Uber Settles DOJ Lawsuit for Overcharging People With Disabilities

Uber Settles DOJ Lawsuit for Overcharging People With Disabilities
An Uber pick-up location is pictured in San Diego, Calif., on Sept. 30, 2019. (Mike Blake/Reuters)
Caden Pearson

Uber has agreed to pay over a million dollars in compensation to riders with disabilities who were charged discriminatory fees to settle a lawsuit filed by the Department of Justice (DOJ).

According to the DOJ, Uber charged disabled customers wait time fees after two minutes of arriving at the pickup location. The fees were charged after two minutes for the extra time the disabled customers needed to get into the cars up until the car began its trip.

The DOJ said in a release that its lawsuit claimed that this violated the Americans with Disabilities Act (ADA) because some passengers needed more than two minutes to get into an Uber car due to their disability. The ADA prohibits discrimination by private transportation companies like Uber.

"People with disabilities should not be made to feel like second-class citizens or punished because of their disability, which is exactly what Uber’s wait time fee policy did,” said Assistant Attorney General Kristen Clarke for the Justice Department’s Civil Rights Division.

Passengers in wheelchairs or who use walkers that need to be packed down and stored in the car, as well as blind passengers, may need more time to walk safely from the pickup location to the car itself, according to the complaint, the DOJ said in a news release.
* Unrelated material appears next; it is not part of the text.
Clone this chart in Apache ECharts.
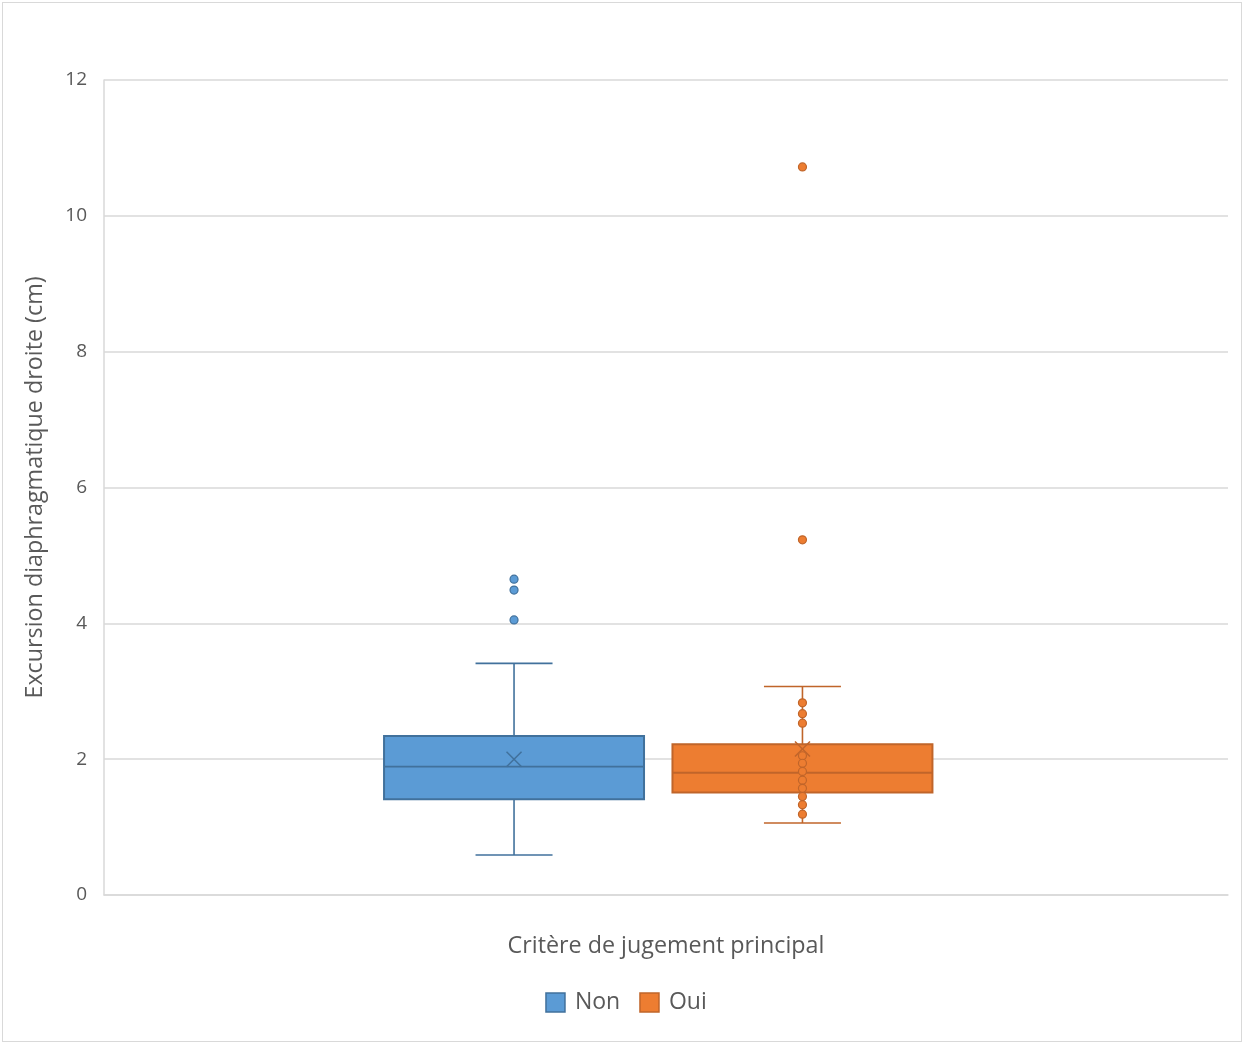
<!DOCTYPE html>
<html>
<head>
<meta charset="utf-8">
<script src="https://cdn.jsdelivr.net/npm/echarts@6/dist/echarts.min.js"></script>
<style>
  html, body { margin: 0; padding: 0; background: #fff; }
  #frame { position: absolute; left: 2px; top: 2px; width: 1240px; height: 1040px; border: 1px solid #d9d9d9; box-sizing: border-box; }
  #chart { position: absolute; left: 0; top: 0; width: 1244px; height: 1044px; }
</style>
</head>
<body>
<div id="frame"></div>
<div id="chart"></div>
<script>
// ---- data ----
const categories = [''];
const seriesNames = ['Non', 'Oui'];
// [min whisker, Q1, median, Q3, max whisker, mean]
const nonStats = [0.59, 1.41, 1.89, 2.34, 3.41, 2.00];
const ouiStats = [1.06, 1.51, 1.80, 2.22, 3.07, 2.15];
const nonPoints = [4.05, 4.49, 4.65];
const ouiPoints = [10.72, 5.23, 2.83, 2.67, 2.53, 2.05, 1.94, 1.82, 1.69, 1.57, 1.45, 1.33, 1.19];
const yTicks = [0, 2, 4, 6, 8, 10, 12];

// ---- styles ----
const fills = { Non: '#5B9BD5', Oui: '#ED7D31' };
const strokes = { Non: '#41719C', Oui: '#C0652A' };
const offsets = { Non: -0.1352, Oui: 0.1214 };   // fraction of category band
const boxFrac = 0.2313;
const capFrac = 0.0685;
const FONT = 'Open Sans';

function boxRender(name) {
  return function (params, api) {
    const bandW = api.size([1, 0])[0];
    const cx = api.coord([api.value(0), 0])[0] + offsets[name] * bandW;
    const hw = boxFrac * bandW / 2;
    const cw = capFrac * bandW / 2;
    const y = (i) => api.coord([api.value(0), api.value(i)])[1];
    const yMin = y(1), yQ1 = y(2), yMed = y(3), yQ3 = y(4), yMax = y(5), yMean = y(6);
    const lineStyle = { stroke: strokes[name], lineWidth: 1.6, fill: null };
    const m = 7.5;
    return {
      type: 'group',
      children: [
        { type: 'line', shape: { x1: cx, y1: yQ3, x2: cx, y2: yMax }, style: lineStyle },
        { type: 'line', shape: { x1: cx, y1: yQ1, x2: cx, y2: yMin }, style: lineStyle },
        { type: 'line', shape: { x1: cx - cw, y1: yMax, x2: cx + cw, y2: yMax }, style: lineStyle },
        { type: 'line', shape: { x1: cx - cw, y1: yMin, x2: cx + cw, y2: yMin }, style: lineStyle },
        { type: 'rect', shape: { x: cx - hw, y: yQ3, width: 2 * hw, height: yQ1 - yQ3 },
          style: { fill: fills[name], stroke: strokes[name], lineWidth: 2 } },
        { type: 'line', shape: { x1: cx - hw, y1: yMed, x2: cx + hw, y2: yMed }, style: { stroke: strokes[name], lineWidth: 1.8 } },
        { type: 'line', shape: { x1: cx - m, y1: yMean - m, x2: cx + m, y2: yMean + m }, style: { stroke: strokes[name], lineWidth: 1.5 } },
        { type: 'line', shape: { x1: cx - m, y1: yMean + m, x2: cx + m, y2: yMean - m }, style: { stroke: strokes[name], lineWidth: 1.5 } }
      ]
    };
  };
}

function pointRender(name) {
  return function (params, api) {
    const bandW = api.size([1, 0])[0];
    const p = api.coord([api.value(0), api.value(1)]);
    return {
      type: 'circle',
      shape: { cx: p[0] + offsets[name] * bandW, cy: p[1], r: 4 },
      style: { fill: fills[name], stroke: strokes[name], lineWidth: 1.2 }
    };
  };
}

const statsByName = { Non: nonStats, Oui: ouiStats };
const pointsByName = { Non: nonPoints, Oui: ouiPoints };

const series = [];
seriesNames.forEach(function (name) {
  series.push({
    name: name, type: 'custom', renderItem: boxRender(name),
    encode: { x: 0, y: [1, 2, 3, 4, 5, 6] },
    data: [[0].concat(statsByName[name])], z: 2
  });
  series.push({
    name: name, type: 'custom', renderItem: pointRender(name),
    encode: { x: 0, y: 1 },
    data: pointsByName[name].map(function (v) { return [0, v]; }), z: 3
  });
});

const chart = echarts.init(document.getElementById('chart'), null, { renderer: 'canvas' });
chart.setOption({
  animation: false,
  backgroundColor: 'transparent',
  grid: { left: 104, right: 16, top: 80, bottom: 149, containLabel: false },
  legend: {
    bottom: 25, left: 626, 
    itemWidth: 19, itemHeight: 19, itemGap: 19,
    textStyle: { fontFamily: FONT, fontSize: 23, color: '#595959', padding: [0, 0, 0, 5] },
    data: seriesNames.map(function (n) {
      return { name: n, icon: 'rect', itemStyle: { color: fills[n], borderColor: strokes[n], borderWidth: 1.5 } };
    })
  },
  xAxis: {
    type: 'category', data: categories,
    name: 'Critère de jugement principal', nameLocation: 'middle', nameGap: 40,
    nameTextStyle: { fontFamily: FONT, fontSize: 23.3, color: '#595959' },
    axisLine: { show: true, lineStyle: { color: '#d9d9d9', width: 1.5 } },
    axisTick: { show: false }, axisLabel: { show: false }, splitLine: { show: false }
  },
  yAxis: {
    type: 'value', min: yTicks[0], max: yTicks[yTicks.length - 1], interval: 2,
    name: 'Excursion diaphragmatique droite (cm)', nameLocation: 'middle', nameGap: 57, nameRotate: 90,
    nameTextStyle: { fontFamily: FONT, fontSize: 23.3, color: '#595959' },
    axisLine: { show: true, lineStyle: { color: '#d9d9d9', width: 1.5 } },
    axisTick: { show: false },
    axisLabel: { fontFamily: FONT, fontSize: 19, color: '#595959', margin: 17 },
    splitLine: { show: true, lineStyle: { color: '#d9d9d9', width: 1.5 } }
  },
  series: series
});
// center the legend at the reference position
(function () {
  const lg = chart.getModel().getComponent('legend');
  const view = chart.getViewOfComponentModel(lg);
  const rect = view.group.getBoundingRect();
  chart.setOption({ legend: { left: 626 - rect.width / 2 } });
})();
</script>
</body>
</html>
The DOJ's lawsuit alleged that Uber knew that some passengers needed the extra time because of a disability but continued to charge a wait time fee at the two minute mark regardless.

The discriminatory practice began in April 2016 and the DOJ filed their lawsuit in November 2021.


As part of the settlement agreement, Uber will credit more than 65,000 affected passengers for double the amount of wait time fees they were charged. The amount could be in the hundreds of thousands or millions, the DOJ said.

Meanwhile, Uber will also pay more than $1.7 million to over 1,000 customers with a disability who complained to Uber about the wait time fees. The company will also pay an additional $500,000 to other individuals identified by the DOJ.

“Ensuring equal access to transportation for those with disabilities is an important goal of the ADA,” said U.S. Attorney Stephanie M. Hinds of the Northern District of California.

“People with disabilities must have access to ridesharing services provided by Uber and similar companies without enduring discriminatory wait time fees," she added. "This agreement removes that barrier to equal access for passengers with disabilities and provides a mechanism to compensate those harmed by Uber’s past wait time fee policy.”

Under a two-year agreement, Uber will waive wait time fees for all customers who certify that their disability requires more time to get into an Uber car. It will also be easier to request a refund for passengers who don't have a waiver if they are charged a wait time fee because of a disability.

The wait time fee waiver program will now also be advertised and Uber's customer service representatives will be trained on the waiver program and refund process.

“This agreement sends a strong message that Uber and other ridesharing companies will be held accountable if their services discriminate against people with disabilities. The Civil Rights Division remains committed to enforcing the ADA and ensuring that people with disabilities can travel free from barriers and indignities,” Clarke said.